Facebook is applying computer vision and artificial intelligence (AI) technology that it developed for visually impaired people to its image search function.

Using its Lumos computer vision platform, Facebook will now enhance your image search results by actually “looking” at images and understanding the content within, reports TechCrunch .

As Facebook explains on its developer blog , search today is based on tags and text. Images need to have the right tags and captions or search will simply not work.

Lumos is a deep neural network, one implementation of AI that learns from experience. This system looks at images and then at the tags that people have given them. Considering that Facebook has over 1.7 billion users, there must be billions upon billions of images to learn from.

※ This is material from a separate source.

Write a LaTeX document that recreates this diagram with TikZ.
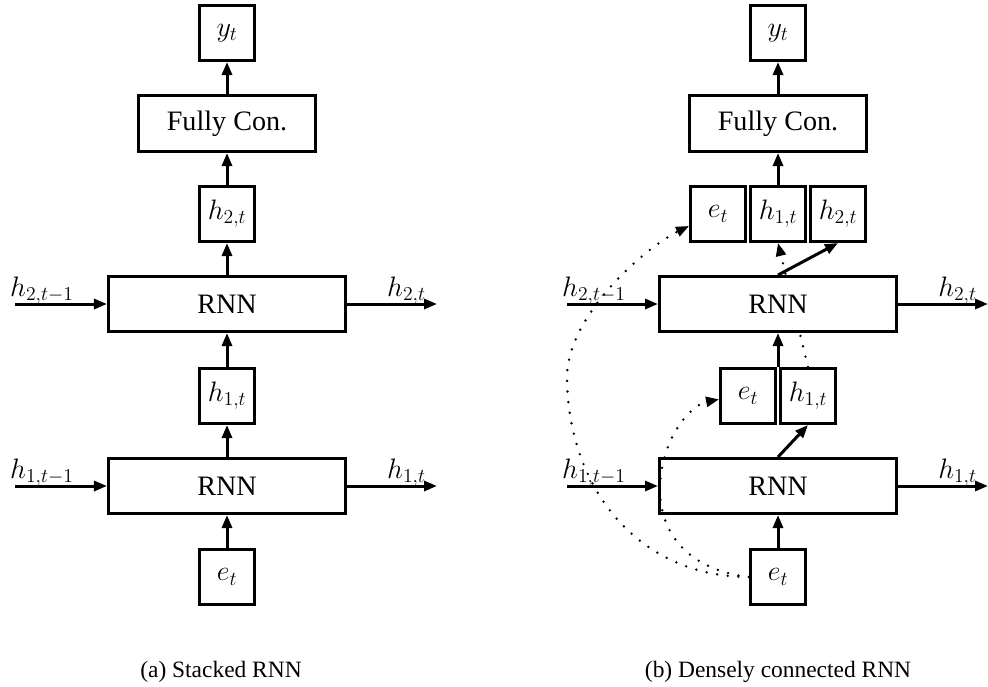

Facebook engineers were working on a project that developed ‘automatic alt text’ (AAT) for images. This text is a computer-generated description of an image and was designed to help visually impaired people. Early models would describe an image solely based on its content, without context. It could, for example, say that an image had a cat that was sitting or a light that was on, but that’s it.

Today, AAT can describe things like “people walking”, “people dancing”, “people riding horses”, etc., says Facebook.

In an example, Facebook asks us to assume that we’re looking for a person riding a horse. Lumos will first look for images of people and horses. It will then attempt to understand the relation between the horses and the people and “semantically cluster” images together. With sufficient training, Lumos will be able to determine the clusters that you’re looking for and in fact, give you images of people riding horses.

The system is also smart enough, apparently, to not give you dozens of images of the same thing taken from slightly different angles. All this time, Lumos will be adding ever more enhanced AAT to images.